The main argument of the nominally revolutionary left for engaging in the electoral process today is that it serves as a platform for socialist ideas. The opportunity to speak to people during election campaigns, to have speaking time in the Dáil and to have elected representatives with access to media airtime is attractive. However, the left has been actively engaging in this process for over a century and we are further away from socialism now than we were one hundred years ago.

There are very good reasons for this. At times socialist parties have made significant electoral gains and had massive popular support. Even when they had mass membership, the tendency was always for their leaderships to become institutionalised and drift to the right. There is also a tendency for electoral success to sew illusions in the capitalist state. Not least is the growing reliance on leaders which leads to the demobilisation of organised workers.

The history of The Workers Party in the eighties and nineties is a prime example of all three of those problems. The party membership had spent years building support among the working class through activism in communities and in the unions. This translated into electoral support and during the eighties they became a force to be reckoned with.

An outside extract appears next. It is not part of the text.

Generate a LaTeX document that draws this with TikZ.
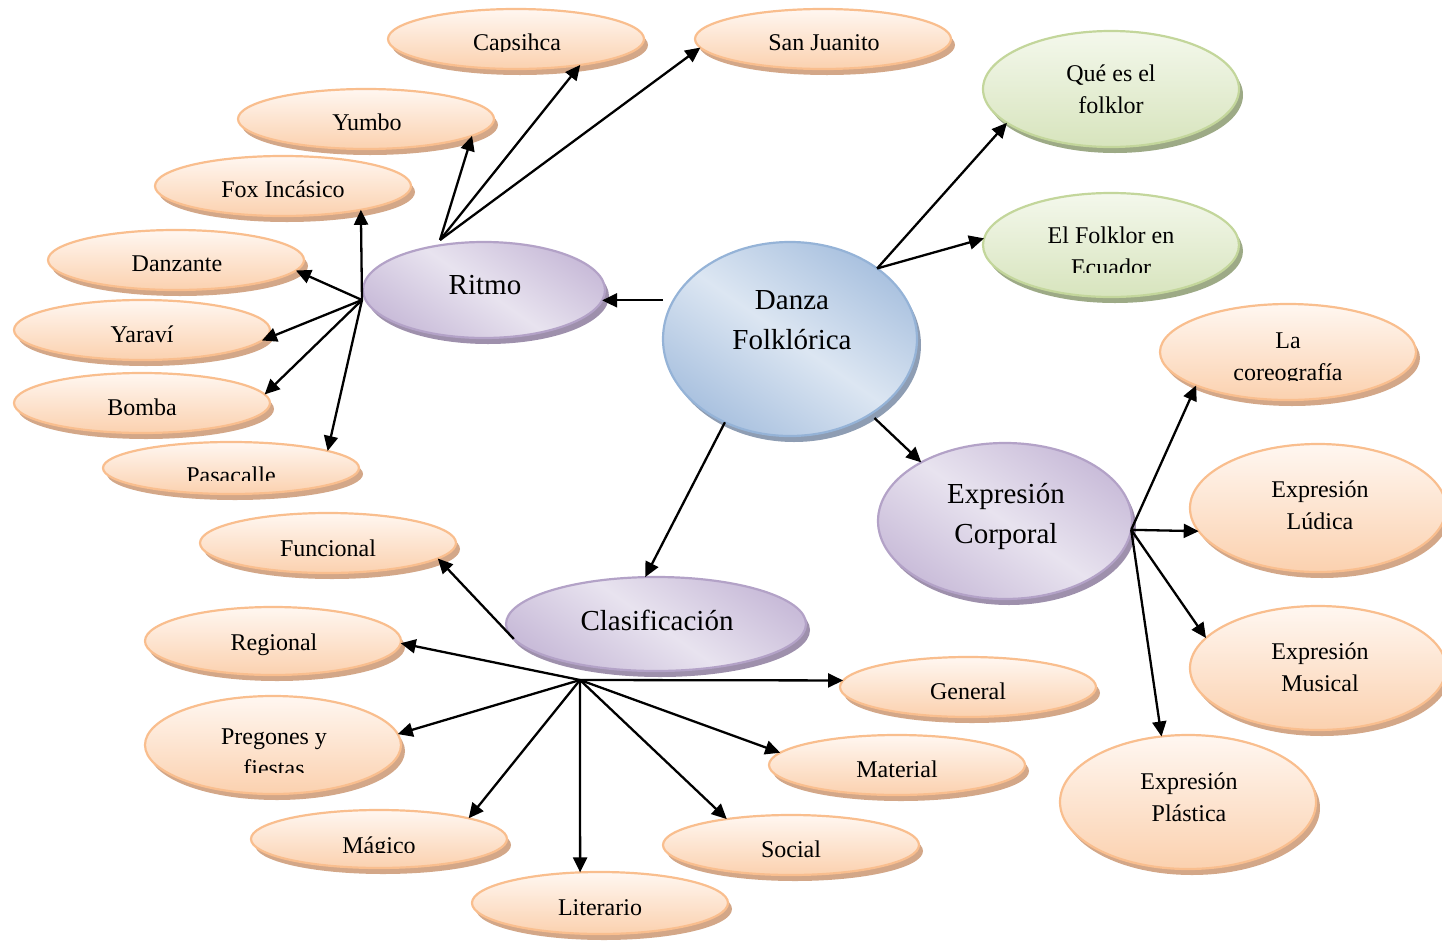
\documentclass[tikz,border=0pt]{standalone}
\usepackage{fontspec}
\setmainfont{Liberation Serif}
\usetikzlibrary{shapes.geometric,arrows.meta,shadows,calc}
\definecolor{obord}{HTML}{F9BE8E}
\definecolor{otop}{HTML}{FFF7F1}
\definecolor{obot}{HTML}{FBD1AF}
\definecolor{oshd}{HTML}{D3A788}
\definecolor{pbord}{HTML}{B3A2C7}
\definecolor{ptop}{HTML}{C9BCD9}
\definecolor{pmid}{HTML}{E8E3EF}
\definecolor{pshd}{HTML}{9E90AC}
\definecolor{bbord}{HTML}{95B3D7}
\definecolor{btop}{HTML}{A9C1DF}
\definecolor{bmid}{HTML}{DCE6F2}
\definecolor{bshd}{HTML}{8E9DB3}
\definecolor{gbord}{HTML}{C3D69B}
\definecolor{gtop}{HTML}{F4F8EC}
\definecolor{gbot}{HTML}{D7E4BD}
\definecolor{gshd}{HTML}{9DAA86}
\tikzset{
  oval/.style 2 args={ellipse, inner sep=0pt, outer sep=0pt, line width=1.1pt, minimum width=#1pt, minimum height=#2pt},
  orangebox/.style={draw=obord, top color=otop, bottom color=obot,
     drop shadow={shadow xshift=2pt, shadow yshift=-3pt, fill=oshd, opacity=1}},
  purplebox/.style={draw=pbord, top color=ptop, bottom color=ptop, middle color=pmid, shading angle=-35,
     drop shadow={shadow xshift=2pt, shadow yshift=-3pt, fill=pshd, opacity=1}},
  bluebox/.style={draw=bbord, top color=btop, bottom color=btop, middle color=bmid, shading angle=-35,
     drop shadow={shadow xshift=2pt, shadow yshift=-3pt, fill=bshd, opacity=1}},
  greenbox/.style={draw=gbord, top color=gtop, bottom color=gbot,
     drop shadow={shadow xshift=2pt, shadow yshift=-3pt, fill=gshd, opacity=1}},
  txt/.style={font=\fontsize{12}{16}\selectfont, inner sep=0pt, text height=0.68em, text depth=0.22em},
  txtm/.style={font=\fontsize{12}{16}\selectfont, inner sep=0pt, align=center},
  big/.style={font=\fontsize{14.5}{20}\selectfont, inner sep=0pt, text height=0.68em, text depth=0.22em},
  bigm/.style={font=\fontsize{14.5}{20}\selectfont, inner sep=0pt, align=center},
  arr/.style={line width=1.15pt, -{Triangle[length=7.5pt,width=7pt]}}
}
\begin{document}
\begin{tikzpicture}[x=0.5pt,y=-0.5pt]
\useasboundingbox (0,0) rectangle (1442,948);
% ---- ellipses
\node[oval={128}{30},orangebox] (capsihca) at (516,39) {};
\node[oval={128}{30},orangebox] (sanjuanito) at (823,39) {};
\node[oval={128}{30},orangebox] (yumbo) at (366,119) {};
\node[oval={128}{30},orangebox] (fox) at (283,186) {};
\node[oval={128}{30},orangebox] (danzante) at (176,260) {};
\node[oval={128}{30},orangebox] (yaravi) at (142,330) {};
\node[oval={128}{30},orangebox] (bomba) at (142,403) {};
\node[oval={128}{26},orangebox] (pasacalle) at (231,468) {};
\node[oval={121}{48},purplebox] (ritmo) at (484,290) {};
\node[oval={127}{97},bluebox] (danza) at (790,339) {};
\node[oval={128}{58},greenbox] (que) at (1111,89) {};
\node[oval={128}{52},greenbox] (elfolklor) at (1111,245) {};
\node[oval={128}{48},orangebox] (coreo) at (1288,352) {};
\node[oval={127}{78},purplebox] (ec) at (1005,521) {};
\node[oval={128}{64},orangebox] (ludica) at (1318,508) {};
\node[oval={128}{62},orangebox] (musical) at (1318,668) {};
\node[oval={128}{67},orangebox] (plastica) at (1188,802) {};
\node[oval={128}{30},orangebox] (funcional) at (328,543) {};
\node[oval={150}{47},purplebox] (clasif) at (656,624) {};
\node[oval={128}{34},orangebox] (regional) at (273,641) {};
\node[oval={128}{49},orangebox] (pregones) at (273,745) {};
\node[oval={128}{29},orangebox] (magico) at (379,839) {};
\node[oval={128}{31},orangebox] (literario) at (600,903) {};
\node[oval={128}{30},orangebox] (social) at (791,845) {};
\node[oval={128}{30},orangebox] (material) at (897,765) {};
\node[oval={128}{30},orangebox] (general) at (968,687) {};
% ---- texts
\begin{scope}\clip (0,0) rectangle (1442,51);
\node[txt] (tcapsihca) at (517,46) {Capsihca};
\end{scope}
\node[txt] (tsanjuanito) at (824,46) {San Juanito};
\node[txt] (tyumbo) at (367,126) {Yumbo};
\node[txt] (tfox) at (283,193) {Fox Incásico};
\node[txt] (tdanzante) at (177,267) {Danzante};
\node[txt] (tyaravi) at (142,338) {Yaraví};
\node[txt] (tbomba) at (142,411) {Bomba};
\begin{scope}\clip (0,0) rectangle (1442,480);
\node[txt] (tpasacalle) at (231,479) {Pasacalle};
\end{scope}
\node[big] (tritmo) at (485,290) {Ritmo};
\node[bigm] (tdanza) at (792,320) {Danza\\Folklórica};
\node[txtm] (tque) at (1111,89) {Qué es el\\folklor};
\begin{scope}\clip (0,0) rectangle (1442,272);
\node[txtm] (telfolklor) at (1111,251) {El Folklor en\\Ecuador};
\end{scope}
\begin{scope}\clip (0,0) rectangle (1442,380);
\node[txtm] (tcoreo) at (1288,359) {La\\coreografía};
\end{scope}
\node[bigm] (tec) at (1006,516) {Expresión\\Corporal};
\node[txtm] (tludica) at (1320,505) {Expresión\\Lúdica};
\node[txtm] (tmusical) at (1320,667) {Expresión\\Musical};
\node[txtm] (tplastica) at (1189,797) {Expresión\\Plástica};
\node[txt] (tfuncional) at (328,552) {Funcional};
\node[big] (tclasif) at (657,626) {Clasificación};
\node[txt] (tregional) at (274,646) {Regional};
\begin{scope}\clip (0,0) rectangle (1442,772);
\node[txtm] (tpregones) at (274,753) {Pregones y\\fiestas};
\end{scope}
\begin{scope}\clip (0,0) rectangle (1442,852);
\node[txt] (tmagico) at (379,849) {Mágico};
\end{scope}
\node[txt] (tliterario) at (600,911) {Literario};
\node[txt] (tsocial) at (791,853) {Social};
\node[txt] (tmaterial) at (897,773) {Material};
\node[txt] (tgeneral) at (968,695) {General};
% ---- hubs
\coordinate (hubA) at (440,240);
\coordinate (hubB) at (362,300);
\coordinate (hubC) at (danza.39);
\coordinate (hubD) at (ec.-4);
\coordinate (hubE) at (580,680);
% ---- connectors
\draw[arr] (hubA) -- (capsihca.-22);
\draw[arr] (hubA) -- (sanjuanito.184);
\draw[arr] (hubA) -- (yumbo.-9);
\draw[arr] (hubB) -- (fox.-17);
\draw[arr] (hubB) -- (danzante.-5);
\draw[arr] (hubB) -- (yaravi.-5);
\draw[arr] (hubB) -- (bomba.4);
\draw[arr] (hubB) -- (pasacalle.10);
\draw[arr] (ritmo.-5 -| danza.west) -- (ritmo.-5);
\draw[arr] (hubC) -- (que.198);
\draw[arr] (hubC) -- (elfolklor.177);
\draw[arr] (danza.-43) ++(4,4) -- (ec.145);
\draw[arr] (danza.-128) -- (clasif.103);
\draw[arr] (hubD) -- (coreo.200);
\draw[arr] (hubD) -- (ludica.191);
\draw[arr] (hubD) -- (musical.165);
\draw[arr] (hubD) -- (plastica.112);
\draw[arr] (clasif.186) -- (funcional.-8);
\draw[arr] (hubE) -- (regional.-1);
\draw[arr] (hubE) -- (general.177);
\draw[arr] (hubE) -- (pregones.5);
\draw[arr] (hubE) -- (material.174);
\draw[arr] (hubE) -- (magico.13);
\draw[arr] (hubE) -- (social.158);
\draw[arr] (hubE) -- (literario.123);
\end{tikzpicture}
\end{document}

However, in 1992 a six of the seven Workers Party TD's along with some of the membership attempted to change the party constitution. Their aim was to move the party to the right in an attempt to win more electoral support. Having failed, the six TD's left the party, taking a significant proportion of the membership, effectively undoing the work of decades. Some of the TD's who broke away are now government ministers, implementing austerity policies as members of the Labour Party.

The Workers Party is not an isolated example of electoral success being counterproductive to the struggle for socialism. The Militant Tendency (Then a faction in the Labour Party, now The Socialist Party) in the U.K. also built significant support in the eighties. Their influence on the Liverpool City council was such that the British media ran a red scare campaign that lasted years and even penetrated the Labour Party that they were a part of. At their height they were believed to have somewhere in the region of 8,000 members. Peter Taaffe, a leading member of Militant, in the book, Liverpool: A city that dared to fight, predicted that the following decade would be the "red nineties".

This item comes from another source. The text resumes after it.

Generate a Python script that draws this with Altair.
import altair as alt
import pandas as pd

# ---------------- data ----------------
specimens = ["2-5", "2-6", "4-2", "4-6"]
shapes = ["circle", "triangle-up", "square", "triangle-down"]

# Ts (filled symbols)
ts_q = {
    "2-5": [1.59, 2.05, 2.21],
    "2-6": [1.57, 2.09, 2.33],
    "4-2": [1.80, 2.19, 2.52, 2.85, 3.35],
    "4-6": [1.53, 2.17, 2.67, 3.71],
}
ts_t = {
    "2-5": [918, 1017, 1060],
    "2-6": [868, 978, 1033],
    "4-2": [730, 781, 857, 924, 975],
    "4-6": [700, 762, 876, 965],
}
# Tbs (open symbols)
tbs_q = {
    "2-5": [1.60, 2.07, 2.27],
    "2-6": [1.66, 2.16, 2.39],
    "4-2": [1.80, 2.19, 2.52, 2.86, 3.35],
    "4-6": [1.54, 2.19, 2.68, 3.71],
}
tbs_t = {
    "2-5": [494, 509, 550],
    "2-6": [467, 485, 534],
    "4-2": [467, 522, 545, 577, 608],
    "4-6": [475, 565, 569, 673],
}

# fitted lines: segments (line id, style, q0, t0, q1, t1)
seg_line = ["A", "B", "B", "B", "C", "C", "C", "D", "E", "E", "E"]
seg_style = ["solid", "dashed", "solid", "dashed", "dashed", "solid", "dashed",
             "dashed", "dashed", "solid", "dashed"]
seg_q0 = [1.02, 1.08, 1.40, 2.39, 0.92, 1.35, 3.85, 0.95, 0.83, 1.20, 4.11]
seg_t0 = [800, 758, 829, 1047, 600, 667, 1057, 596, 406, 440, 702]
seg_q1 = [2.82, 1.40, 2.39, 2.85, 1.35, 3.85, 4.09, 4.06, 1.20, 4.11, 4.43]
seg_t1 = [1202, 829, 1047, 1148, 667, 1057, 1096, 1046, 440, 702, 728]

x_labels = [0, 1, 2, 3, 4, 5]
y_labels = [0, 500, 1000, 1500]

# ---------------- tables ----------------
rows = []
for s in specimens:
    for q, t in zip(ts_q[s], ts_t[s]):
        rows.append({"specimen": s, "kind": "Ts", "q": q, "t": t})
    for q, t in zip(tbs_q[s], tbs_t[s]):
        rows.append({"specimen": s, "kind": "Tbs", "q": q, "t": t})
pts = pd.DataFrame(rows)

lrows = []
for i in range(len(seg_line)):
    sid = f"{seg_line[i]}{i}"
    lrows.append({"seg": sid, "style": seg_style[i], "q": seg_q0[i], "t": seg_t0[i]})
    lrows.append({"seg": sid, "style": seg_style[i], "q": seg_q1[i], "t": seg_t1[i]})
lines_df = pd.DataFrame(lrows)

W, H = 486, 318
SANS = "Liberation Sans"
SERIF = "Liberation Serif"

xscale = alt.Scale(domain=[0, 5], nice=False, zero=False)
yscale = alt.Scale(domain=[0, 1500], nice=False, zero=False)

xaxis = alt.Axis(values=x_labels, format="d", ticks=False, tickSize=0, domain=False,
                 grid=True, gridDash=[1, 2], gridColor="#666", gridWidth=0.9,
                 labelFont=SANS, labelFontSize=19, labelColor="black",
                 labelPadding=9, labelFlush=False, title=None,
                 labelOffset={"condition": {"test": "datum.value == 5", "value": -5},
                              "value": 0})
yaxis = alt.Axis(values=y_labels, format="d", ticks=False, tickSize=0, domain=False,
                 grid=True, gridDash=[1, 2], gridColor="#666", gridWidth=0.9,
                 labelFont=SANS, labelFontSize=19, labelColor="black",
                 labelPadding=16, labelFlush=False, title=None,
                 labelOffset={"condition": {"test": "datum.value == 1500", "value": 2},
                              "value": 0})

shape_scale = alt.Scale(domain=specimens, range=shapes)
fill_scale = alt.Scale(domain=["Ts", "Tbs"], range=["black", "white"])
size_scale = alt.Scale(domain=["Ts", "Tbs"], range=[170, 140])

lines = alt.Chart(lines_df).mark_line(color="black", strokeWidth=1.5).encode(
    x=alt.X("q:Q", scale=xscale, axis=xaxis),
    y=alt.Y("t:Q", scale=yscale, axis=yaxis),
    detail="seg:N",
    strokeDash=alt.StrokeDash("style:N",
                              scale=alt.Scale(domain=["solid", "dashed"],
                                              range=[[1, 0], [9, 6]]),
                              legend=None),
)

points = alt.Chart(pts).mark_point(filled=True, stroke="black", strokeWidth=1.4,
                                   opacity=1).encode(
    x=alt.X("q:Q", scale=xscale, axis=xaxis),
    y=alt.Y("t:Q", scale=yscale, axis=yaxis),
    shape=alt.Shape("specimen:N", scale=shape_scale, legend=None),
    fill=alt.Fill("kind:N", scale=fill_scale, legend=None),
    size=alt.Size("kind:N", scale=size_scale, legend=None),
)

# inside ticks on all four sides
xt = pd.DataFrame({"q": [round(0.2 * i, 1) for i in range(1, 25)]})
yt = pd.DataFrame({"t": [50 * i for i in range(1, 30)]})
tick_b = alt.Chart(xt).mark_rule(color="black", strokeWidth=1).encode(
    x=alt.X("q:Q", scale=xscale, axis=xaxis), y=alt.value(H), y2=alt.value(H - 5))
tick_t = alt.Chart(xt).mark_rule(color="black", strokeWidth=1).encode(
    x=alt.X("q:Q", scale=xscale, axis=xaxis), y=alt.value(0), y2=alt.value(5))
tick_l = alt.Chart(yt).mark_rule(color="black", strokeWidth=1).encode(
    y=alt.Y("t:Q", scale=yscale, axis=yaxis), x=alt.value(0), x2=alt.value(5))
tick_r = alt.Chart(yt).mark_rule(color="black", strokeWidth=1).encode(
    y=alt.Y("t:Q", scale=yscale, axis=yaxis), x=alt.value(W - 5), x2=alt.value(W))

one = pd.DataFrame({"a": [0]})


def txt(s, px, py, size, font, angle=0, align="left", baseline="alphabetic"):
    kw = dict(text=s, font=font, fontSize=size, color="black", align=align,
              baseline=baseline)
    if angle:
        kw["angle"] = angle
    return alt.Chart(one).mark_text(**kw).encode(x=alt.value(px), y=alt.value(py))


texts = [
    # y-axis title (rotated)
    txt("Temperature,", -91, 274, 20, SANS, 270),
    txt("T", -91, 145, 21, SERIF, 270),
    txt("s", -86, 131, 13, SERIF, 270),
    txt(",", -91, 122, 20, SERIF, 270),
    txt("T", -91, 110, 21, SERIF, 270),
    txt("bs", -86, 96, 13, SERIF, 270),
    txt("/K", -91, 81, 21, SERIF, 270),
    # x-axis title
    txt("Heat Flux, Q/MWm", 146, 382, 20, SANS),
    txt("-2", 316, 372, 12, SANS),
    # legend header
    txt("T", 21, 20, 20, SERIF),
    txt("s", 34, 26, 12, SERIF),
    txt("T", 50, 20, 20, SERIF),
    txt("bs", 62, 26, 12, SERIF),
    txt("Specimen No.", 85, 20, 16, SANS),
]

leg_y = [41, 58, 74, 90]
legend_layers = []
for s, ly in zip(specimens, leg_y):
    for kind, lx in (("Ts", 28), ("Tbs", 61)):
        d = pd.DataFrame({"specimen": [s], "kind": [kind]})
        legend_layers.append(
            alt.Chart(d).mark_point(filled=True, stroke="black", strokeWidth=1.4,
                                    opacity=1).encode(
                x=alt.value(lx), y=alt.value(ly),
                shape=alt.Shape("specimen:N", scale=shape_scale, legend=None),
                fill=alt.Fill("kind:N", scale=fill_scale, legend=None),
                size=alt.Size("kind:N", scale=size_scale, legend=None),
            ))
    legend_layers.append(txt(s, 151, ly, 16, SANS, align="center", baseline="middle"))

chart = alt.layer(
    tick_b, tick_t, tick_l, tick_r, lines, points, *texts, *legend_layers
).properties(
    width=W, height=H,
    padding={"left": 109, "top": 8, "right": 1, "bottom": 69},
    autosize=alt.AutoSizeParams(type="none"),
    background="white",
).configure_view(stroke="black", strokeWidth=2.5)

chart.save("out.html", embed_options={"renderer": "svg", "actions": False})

Within a few years, that confidence was eroded. Expulsions from the Labour Party, the fall of red Merseyside and a split in the organisation left them in complete disarray. Derek Hatton, the main figure of Militant on Merseyside became a hate figure (a quick google or youtube search will tell you why) and the idea of socialism lost support. In both of these examples it was activism in workplaces and communities that built support for Socialism and electoralism that destroyed it.

Closer to home, Socialist Party members in north county Dublin, spent years building up the profile of Clare Daly. Clare won the Party's second seat in Dáil Éireann and was one of five United Left Alliance candidates elected. Clare went on to forge an alliance with former property speculator Mick Wallace and supported him when it was revealed that he had made false VAT declarations to the revenue commissioners. She then left the Socialist Party, amidst the disintigration of the ULA.

The lesson we must take from this is that if we are to pose an alternative to the capitalist system, it cannot come through participating in elections. The alternative is to build centers of counter power, to organise in communities and workplaces and show how the world can be when we collectively take action. We can build the structures of the new world within the old. Strikes, community campaigns and student struggles can act as schools of self organisation and provide glimpses of a world based on solidarity not greed, a world without leaders and bosses.